Challenge. Copy out the listing that follows, exactly, without its pictures.
## BEGIN Stored data
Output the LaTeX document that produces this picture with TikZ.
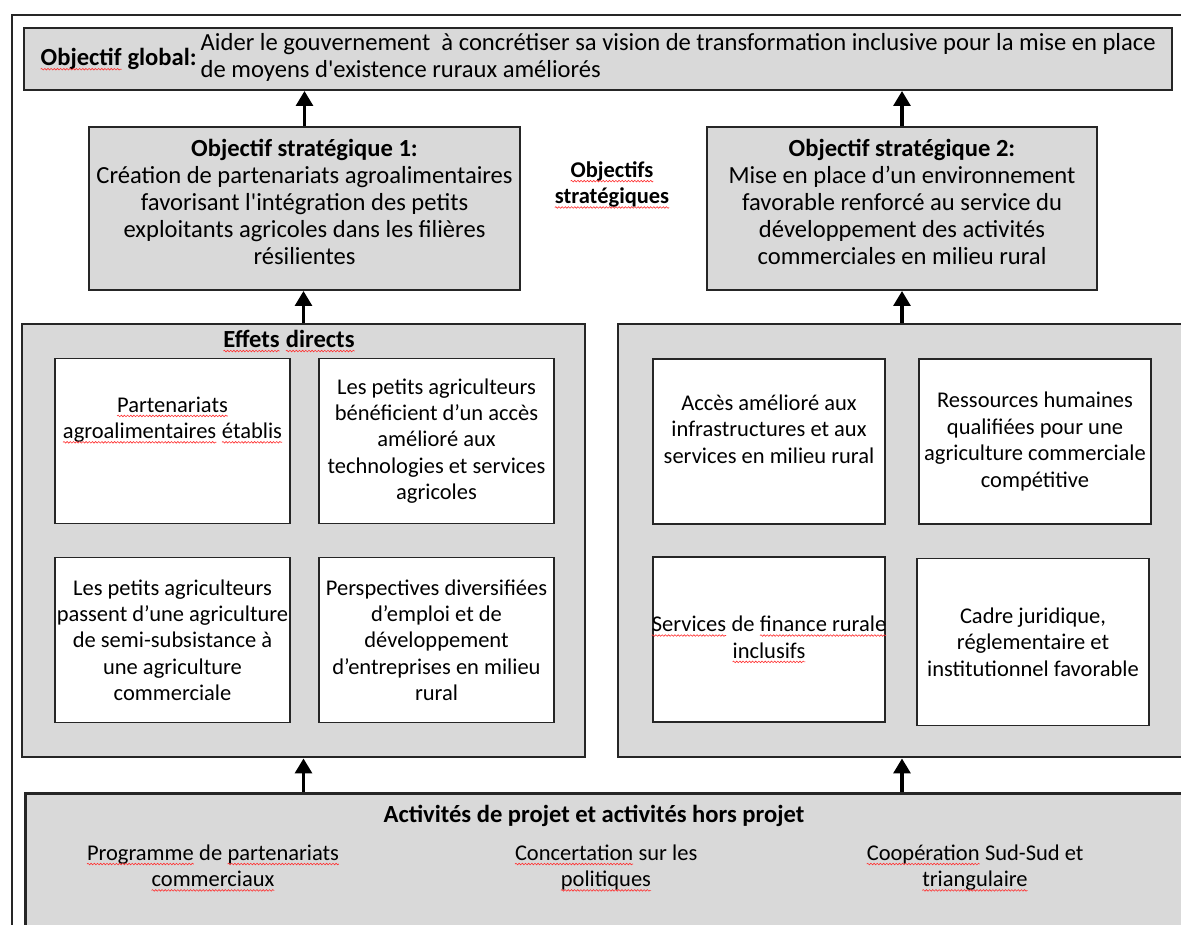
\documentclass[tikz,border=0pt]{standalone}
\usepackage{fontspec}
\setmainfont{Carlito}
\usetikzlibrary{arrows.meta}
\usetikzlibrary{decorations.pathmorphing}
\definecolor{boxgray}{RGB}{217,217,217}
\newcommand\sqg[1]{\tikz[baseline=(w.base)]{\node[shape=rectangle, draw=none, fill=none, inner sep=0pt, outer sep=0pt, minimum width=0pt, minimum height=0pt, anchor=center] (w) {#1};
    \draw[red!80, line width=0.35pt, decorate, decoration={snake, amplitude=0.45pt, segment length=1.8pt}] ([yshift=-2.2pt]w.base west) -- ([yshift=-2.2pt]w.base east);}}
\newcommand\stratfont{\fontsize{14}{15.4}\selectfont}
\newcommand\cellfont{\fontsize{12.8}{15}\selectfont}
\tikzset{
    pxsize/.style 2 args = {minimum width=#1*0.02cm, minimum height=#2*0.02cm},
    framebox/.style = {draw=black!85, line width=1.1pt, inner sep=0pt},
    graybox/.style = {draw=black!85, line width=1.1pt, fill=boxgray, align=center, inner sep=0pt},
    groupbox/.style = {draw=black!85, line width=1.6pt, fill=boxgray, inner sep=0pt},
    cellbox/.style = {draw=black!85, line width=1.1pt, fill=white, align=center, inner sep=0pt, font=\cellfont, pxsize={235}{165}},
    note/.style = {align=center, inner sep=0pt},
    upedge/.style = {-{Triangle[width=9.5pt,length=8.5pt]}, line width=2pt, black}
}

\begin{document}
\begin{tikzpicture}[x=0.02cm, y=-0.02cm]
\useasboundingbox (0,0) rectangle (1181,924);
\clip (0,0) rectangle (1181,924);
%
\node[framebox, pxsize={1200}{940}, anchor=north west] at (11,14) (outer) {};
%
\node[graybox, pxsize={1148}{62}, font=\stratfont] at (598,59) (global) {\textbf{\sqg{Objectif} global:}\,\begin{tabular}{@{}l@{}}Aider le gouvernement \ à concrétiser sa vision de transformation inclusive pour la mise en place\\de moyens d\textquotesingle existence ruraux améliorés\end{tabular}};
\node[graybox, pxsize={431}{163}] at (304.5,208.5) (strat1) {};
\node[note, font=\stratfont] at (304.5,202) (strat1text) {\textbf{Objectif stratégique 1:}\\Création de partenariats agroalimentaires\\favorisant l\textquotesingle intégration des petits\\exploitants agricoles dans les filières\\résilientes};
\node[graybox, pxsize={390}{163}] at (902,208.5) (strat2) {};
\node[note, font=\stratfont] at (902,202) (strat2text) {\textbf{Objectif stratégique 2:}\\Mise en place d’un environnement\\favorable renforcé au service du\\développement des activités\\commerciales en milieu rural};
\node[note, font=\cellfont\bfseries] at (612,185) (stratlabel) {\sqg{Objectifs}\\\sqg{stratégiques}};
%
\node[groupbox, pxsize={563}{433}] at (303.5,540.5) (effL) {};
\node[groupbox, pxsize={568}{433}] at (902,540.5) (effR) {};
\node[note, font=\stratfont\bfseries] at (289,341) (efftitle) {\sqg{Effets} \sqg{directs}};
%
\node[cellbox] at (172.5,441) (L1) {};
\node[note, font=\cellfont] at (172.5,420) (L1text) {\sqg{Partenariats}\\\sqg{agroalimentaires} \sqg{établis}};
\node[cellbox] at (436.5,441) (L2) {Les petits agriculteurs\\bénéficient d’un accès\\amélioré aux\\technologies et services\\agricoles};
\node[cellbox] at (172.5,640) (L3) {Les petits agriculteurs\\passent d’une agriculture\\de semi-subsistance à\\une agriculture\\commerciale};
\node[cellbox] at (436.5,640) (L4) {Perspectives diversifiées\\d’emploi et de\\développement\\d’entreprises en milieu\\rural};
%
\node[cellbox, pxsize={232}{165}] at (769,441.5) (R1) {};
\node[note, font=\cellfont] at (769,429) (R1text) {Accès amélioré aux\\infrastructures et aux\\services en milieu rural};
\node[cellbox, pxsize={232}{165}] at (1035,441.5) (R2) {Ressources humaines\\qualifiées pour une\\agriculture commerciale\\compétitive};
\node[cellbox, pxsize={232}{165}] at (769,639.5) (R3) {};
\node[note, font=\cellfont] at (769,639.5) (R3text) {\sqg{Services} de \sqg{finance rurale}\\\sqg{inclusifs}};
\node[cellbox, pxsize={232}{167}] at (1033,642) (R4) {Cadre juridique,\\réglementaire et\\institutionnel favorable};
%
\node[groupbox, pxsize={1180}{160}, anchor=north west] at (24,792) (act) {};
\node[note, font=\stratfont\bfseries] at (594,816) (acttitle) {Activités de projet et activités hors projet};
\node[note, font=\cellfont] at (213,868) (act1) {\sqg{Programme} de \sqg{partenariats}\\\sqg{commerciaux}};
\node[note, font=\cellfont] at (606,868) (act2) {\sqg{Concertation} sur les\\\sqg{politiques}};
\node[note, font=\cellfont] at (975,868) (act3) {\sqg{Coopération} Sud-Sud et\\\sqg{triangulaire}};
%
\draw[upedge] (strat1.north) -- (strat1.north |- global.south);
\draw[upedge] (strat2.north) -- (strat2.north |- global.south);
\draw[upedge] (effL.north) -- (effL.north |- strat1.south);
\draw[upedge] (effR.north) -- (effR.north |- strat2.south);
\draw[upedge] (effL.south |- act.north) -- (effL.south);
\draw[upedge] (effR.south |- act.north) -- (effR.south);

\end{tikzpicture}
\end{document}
## END Stored data
Answer to the exercise.
Output the LaTeX document that produces this picture with TikZ.
\documentclass[tikz,border=0pt]{standalone}
\usepackage{fontspec}
\setmainfont{Carlito}
\usetikzlibrary{arrows.meta}
\usetikzlibrary{decorations.pathmorphing}
\definecolor{boxgray}{RGB}{217,217,217}
\newcommand\sqg[1]{\tikz[baseline=(w.base)]{\node[shape=rectangle, draw=none, fill=none, inner sep=0pt, outer sep=0pt, minimum width=0pt, minimum height=0pt, anchor=center] (w) {#1};
    \draw[red!80, line width=0.35pt, decorate, decoration={snake, amplitude=0.45pt, segment length=1.8pt}] ([yshift=-2.2pt]w.base west) -- ([yshift=-2.2pt]w.base east);}}
\newcommand\stratfont{\fontsize{14}{15.4}\selectfont}
\newcommand\cellfont{\fontsize{12.8}{15}\selectfont}
\tikzset{
    pxsize/.style 2 args = {minimum width=#1*0.02cm, minimum height=#2*0.02cm},
    framebox/.style = {draw=black!85, line width=1.1pt, inner sep=0pt},
    graybox/.style = {draw=black!85, line width=1.1pt, fill=boxgray, align=center, inner sep=0pt},
    groupbox/.style = {draw=black!85, line width=1.6pt, fill=boxgray, inner sep=0pt},
    cellbox/.style = {draw=black!85, line width=1.1pt, fill=white, align=center, inner sep=0pt, font=\cellfont, pxsize={235}{165}},
    note/.style = {align=center, inner sep=0pt},
    upedge/.style = {-{Triangle[width=9.5pt,length=8.5pt]}, line width=2pt, black}
}

\begin{document}
\begin{tikzpicture}[x=0.02cm, y=-0.02cm]
\useasboundingbox (0,0) rectangle (1181,924);
\clip (0,0) rectangle (1181,924);
%
\node[framebox, pxsize={1200}{940}, anchor=north west] at (11,14) (outer) {};
%
\node[graybox, pxsize={1148}{62}, font=\stratfont] at (598,59) (global) {\textbf{\sqg{Objectif} global:}\,\begin{tabular}{@{}l@{}}Aider le gouvernement \ à concrétiser sa vision de transformation inclusive pour la mise en place\\de moyens d\textquotesingle existence ruraux améliorés\end{tabular}};
\node[graybox, pxsize={431}{163}] at (304.5,208.5) (strat1) {};
\node[note, font=\stratfont] at (304.5,202) (strat1text) {\textbf{Objectif stratégique 1:}\\Création de partenariats agroalimentaires\\favorisant l\textquotesingle intégration des petits\\exploitants agricoles dans les filières\\résilientes};
\node[graybox, pxsize={390}{163}] at (902,208.5) (strat2) {};
\node[note, font=\stratfont] at (902,202) (strat2text) {\textbf{Objectif stratégique 2:}\\Mise en place d’un environnement\\favorable renforcé au service du\\développement des activités\\commerciales en milieu rural};
\node[note, font=\cellfont\bfseries] at (612,185) (stratlabel) {\sqg{Objectifs}\\\sqg{stratégiques}};
%
\node[groupbox, pxsize={563}{433}] at (303.5,540.5) (effL) {};
\node[groupbox, pxsize={568}{433}] at (902,540.5) (effR) {};
\node[note, font=\stratfont\bfseries] at (289,341) (efftitle) {\sqg{Effets} \sqg{directs}};
%
\node[cellbox] at (172.5,441) (L1) {};
\node[note, font=\cellfont] at (172.5,420) (L1text) {\sqg{Partenariats}\\\sqg{agroalimentaires} \sqg{établis}};
\node[cellbox] at (436.5,441) (L2) {Les petits agriculteurs\\bénéficient d’un accès\\amélioré aux\\technologies et services\\agricoles};
\node[cellbox] at (172.5,640) (L3) {Les petits agriculteurs\\passent d’une agriculture\\de semi-subsistance à\\une agriculture\\commerciale};
\node[cellbox] at (436.5,640) (L4) {Perspectives diversifiées\\d’emploi et de\\développement\\d’entreprises en milieu\\rural};
%
\node[cellbox, pxsize={232}{165}] at (769,441.5) (R1) {};
\node[note, font=\cellfont] at (769,429) (R1text) {Accès amélioré aux\\infrastructures et aux\\services en milieu rural};
\node[cellbox, pxsize={232}{165}] at (1035,441.5) (R2) {Ressources humaines\\qualifiées pour une\\agriculture commerciale\\compétitive};
\node[cellbox, pxsize={232}{165}] at (769,639.5) (R3) {};
\node[note, font=\cellfont] at (769,639.5) (R3text) {\sqg{Services} de \sqg{finance rurale}\\\sqg{inclusifs}};
\node[cellbox, pxsize={232}{167}] at (1033,642) (R4) {Cadre juridique,\\réglementaire et\\institutionnel favorable};
%
\node[groupbox, pxsize={1180}{160}, anchor=north west] at (24,792) (act) {};
\node[note, font=\stratfont\bfseries] at (594,816) (acttitle) {Activités de projet et activités hors projet};
\node[note, font=\cellfont] at (213,868) (act1) {\sqg{Programme} de \sqg{partenariats}\\\sqg{commerciaux}};
\node[note, font=\cellfont] at (606,868) (act2) {\sqg{Concertation} sur les\\\sqg{politiques}};
\node[note, font=\cellfont] at (975,868) (act3) {\sqg{Coopération} Sud-Sud et\\\sqg{triangulaire}};
%
\draw[upedge] (strat1.north) -- (strat1.north |- global.south);
\draw[upedge] (strat2.north) -- (strat2.north |- global.south);
\draw[upedge] (effL.north) -- (effL.north |- strat1.south);
\draw[upedge] (effR.north) -- (effR.north |- strat2.south);
\draw[upedge] (effL.south |- act.north) -- (effL.south);
\draw[upedge] (effR.south |- act.north) -- (effR.south);

\end{tikzpicture}
\end{document}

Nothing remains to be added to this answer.